As with any police department or private business, for that matter,
most of the KCPD’s budget goes to pay the salaries and benefits of its
personnel, roughly 1,400 sworn officers and 600 civilian workers.
The fire department is second with 1,300 employees, followed by the water department.
Just
under a quarter of the police budget goes toward paying the health
insurance and pension obligations the city owes to employees and
retirees.
From a program standpoint, about $100 million
supports the patrol bureau, which includes all those cops you see
driving down the streets responding to calls for service and enforcing
traffic laws.
About $41 million underwrites investigations, of
which just under a third is aimed at vice and narcotics crimes, another
third to investigate violent crimes and the rest to cover other
investigations and underwrite the cost of the crime lab.

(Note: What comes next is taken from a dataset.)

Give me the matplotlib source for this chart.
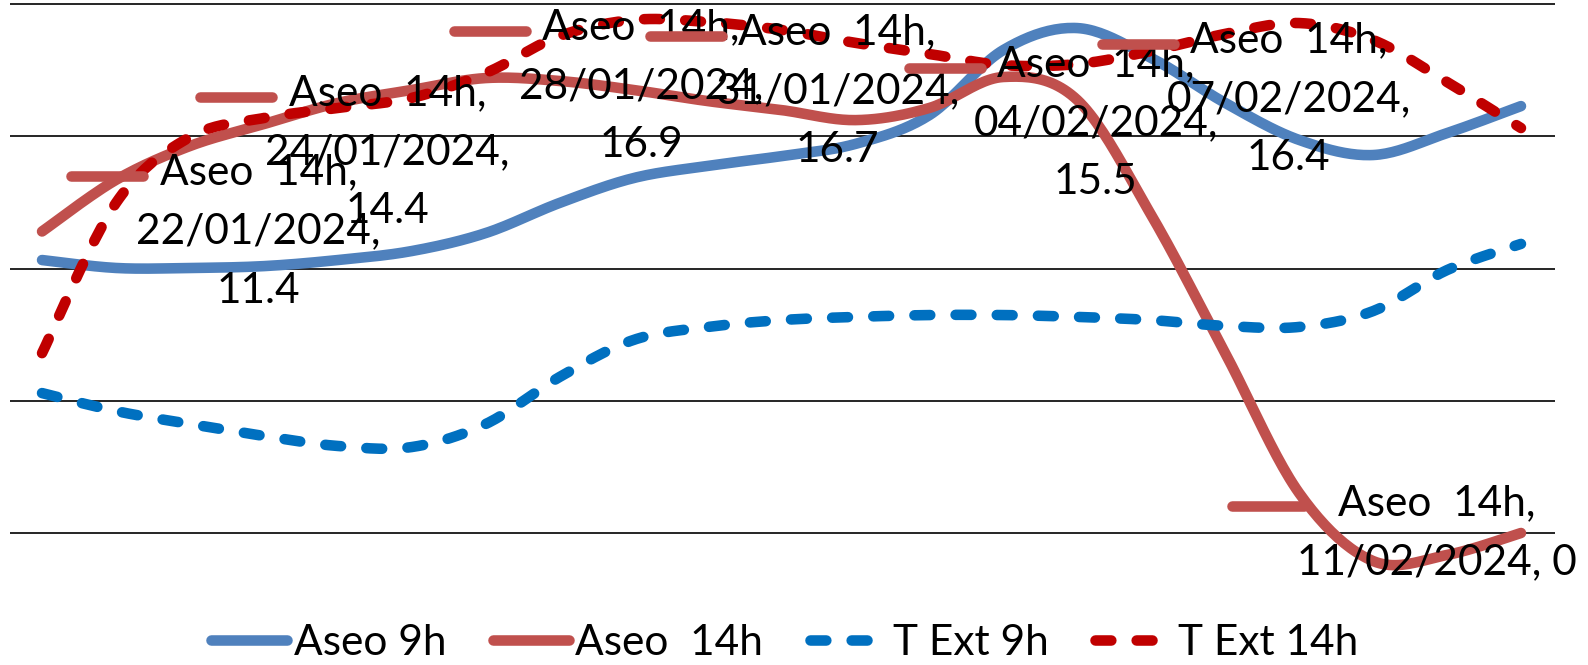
import numpy as np
import pandas as pd
import matplotlib
matplotlib.use('Agg')
import matplotlib.pyplot as plt
from matplotlib.lines import Line2D

plt.rcParams['font.family'] = ['Lato', 'DejaVu Sans']

# daily readings 22/01/2024 .. 11/02/2024
days = pd.date_range('2024-01-22', '2024-02-11', freq='D')

aseo_9h = [10.32, 10.02, 10.02, 10.09, 10.32, 10.66, 11.34, 12.48, 13.42, 13.88, 14.25,
           14.71, 15.80, 18.26, 19.09, 17.96, 16.26, 14.86, 14.29, 15.12, 16.14]
aseo_14h = [11.40, 13.35, 14.63, 15.46, 16.26, 16.75, 17.20, 17.09, 16.75, 16.33, 15.99,
            15.61, 16.07, 17.24, 16.37, 12.02, 6.80, 1.51, -1.06, -0.83, 0.00]
t_ext_9h = [5.29, 4.61, 4.12, 3.67, 3.29, 3.25, 4.12, 5.90, 7.30, 7.79, 8.05,
            8.17, 8.24, 8.24, 8.17, 8.05, 7.83, 7.79, 8.39, 9.94, 10.93]
t_ext_14h = [6.80, 12.48, 14.97, 15.69, 16.07, 16.45, 17.39, 18.79, 19.40, 19.32, 19.02,
             18.53, 18.11, 17.69, 17.73, 18.22, 18.87, 19.28, 18.64, 17.05, 15.31]

# data labels shown on the "Aseo  14h" series
label_dates = ['22/01/2024', '24/01/2024', '28/01/2024', '31/01/2024',
               '04/02/2024', '07/02/2024', '11/02/2024']
label_values = [11.4, 14.4, 16.9, 16.7, 15.5, 16.4, 0]

# label placement (offset in days from the labelled date)
label_dx = [2.93, 2.67, 2.10, 1.75, 1.25, 0.86, -1.14]

series = [
    ('Aseo 9h', aseo_9h, '#4F81BD', '-'),
    ('Aseo  14h', aseo_14h, '#C0504D', '-'),
    ('T Ext 9h', t_ext_9h, '#0070C0', (0, (1.5, 2.4))),
    ('T Ext 14h', t_ext_14h, '#C00000', (0, (1.5, 2.4))),
]

W, H = 1588, 665
FS = 30.5
LW = 7.6


def smooth(x, y, n=24):
    # Bezier smoothing like spreadsheet "smoothed line"
    x = np.asarray(x, float)
    y = np.asarray(y, float)
    P = np.column_stack([x, y])
    P = np.vstack([P[:1], P, P[-1:]])
    t = np.linspace(0, 1, n)[:, None]
    out = []
    for i in range(1, len(P) - 2):
        p0, p1, p2, p3 = P[i - 1], P[i], P[i + 1], P[i + 2]
        c1 = p1 + (p2 - p0) / 6
        c2 = p2 - (p3 - p1) / 6
        seg = ((1 - t) ** 3) * p1 + 3 * ((1 - t) ** 2) * t * c1 + 3 * (1 - t) * t ** 2 * c2 + t ** 3 * p2
        out.append(seg if i == 1 else seg[1:])
    out = np.vstack(out)
    return out[:, 0], out[:, 1]


fig = plt.figure(figsize=(W / 100, H / 100), dpi=100)
# plot area: x 9.5..1555 px, y value 0 at 533 px, 20 at 4 px
ppu = (533 - 4) / 20
y_lo, y_hi = -3, 20.5
bottom_px = 533 + (0 - y_lo) * ppu
top_px = 533 - y_hi * ppu
ax = fig.add_axes([9.5 / W, 1 - bottom_px / H, (1555 - 9.5) / W, (bottom_px - top_px) / H])

x = (days - days[0]).days.values
ax.set_xlim(-0.44, 20.46)
ax.set_ylim(y_lo, y_hi)
ax.set_yticks([0, 5, 10, 15, 20])
ax.grid(axis='y', color='black', lw=1.2)
ax.tick_params(left=False, bottom=False, labelleft=False, labelbottom=False)
for s in ax.spines.values():
    s.set_visible(False)

handles = []
for i, (name, vals, col, ls) in enumerate(series):
    sx, sy = smooth(x, vals)
    ax.plot(sx, sy, color=col, lw=LW, ls=ls, solid_capstyle='round',
            dash_capstyle='round', zorder=3 + i, clip_on=False)
    handles.append(Line2D([], [], color=col, lw=LW, ls=ls, solid_capstyle='round',
                          dash_capstyle='round', label=name))

texts = []
for i, (d, v) in enumerate(zip(label_dates, label_values)):
    day = (pd.to_datetime(d, dayfirst=True) - days[0]).days
    if i == len(label_dates) - 1:
        txt = 'Aseo  14h,\n%s, %g' % (d, v)
    else:
        txt = 'Aseo  14h,\n%s,\n%g' % (d, v)
    t = ax.text(day + label_dx[i], v, txt, ha='center', va='center', multialignment='center',
                fontsize=FS, linespacing=1.68, color='black', zorder=10)
    texts.append(t)

fig.legend(handles=handles, loc='center', bbox_to_anchor=(0.494, 0.033), ncol=4,
           frameon=False, prop={'size': FS}, handlelength=1.8, handletextpad=0.15,
           columnspacing=1.1, borderpad=0)

fig.canvas.draw()
r = fig.canvas.get_renderer()
for t in texts:
    bb = t.get_window_extent(r)
    nlines = t.get_text().count('\n') + 1
    ky = bb.y1 - bb.height / nlines / 2 + 3
    kx0, kx1 = bb.x0 - 65, bb.x0 + 7
    fig.add_artist(Line2D([kx0 / W, kx1 / W], [ky / H, ky / H], color='#C0504D', lw=LW,
                          solid_capstyle='round', transform=fig.transFigure, zorder=9))

fig.savefig('out.png', dpi=100)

Large amounts of the budget go for support services, like vehicle maintenance and the computer network.
Yet
even with a quarter-billion-dollar-plus budget, the police department
could always use more to keep up with all the demands placed upon it,
said Nathan Garrett, one of the four members of the five-member board of
police commissioners appointed by the governor that sets department
policy. By state statute, the mayor of Kansas City has the fifth vote.